Thursday, 13 October 2016

The Temple, Swinithwaite

My residence last week in Yorkshire was The Temple at Swinithwaite, a delightful little folly dating from the very turn of the 18th/19th century. I can't recall quite how I came across it - it's not a Landmark, as it belongs to Swinithwaite Hall about a mile away to the east, and was refashioned and restored as a holiday let in the 1990s. The website doesn't reveal (as far as I can remember) the quite important fact that to go to bed you have to venture outside, leaving the cozy if bijou downstairs room with its underfloor heating and scaling the stone steps to the balcony around the first floor, eventually finding the door into your lovely Georgian chambre. It didn't make a difference to me, and I only faced one morning when I had to brave the rain on first rising, but it might do to some!

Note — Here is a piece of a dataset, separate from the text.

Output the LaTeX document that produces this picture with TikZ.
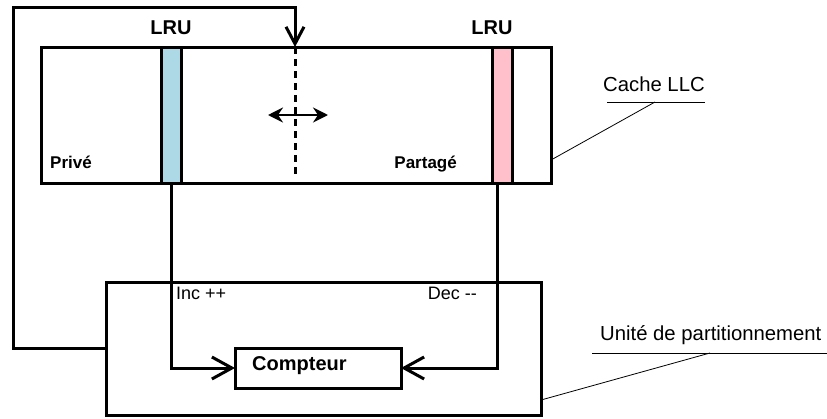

Halfway through Monday morning I had a call from the estate office to apologise for a plague of flies at the Temple. Did I still want to come? Well, I was by that stage a considerable distance up the M1 and wasn't going to be put off by a few flies. So on taking up residence I swept them off the windowsills of the bedroom, without thinking further about it. Tuesday evening saw a positively Biblical infestation, requiring disposing of some hundreds of houseflies: after that the problem very swiftly declined. I suppose they must have been coming down the chimney, though what attracted them remains mysterious.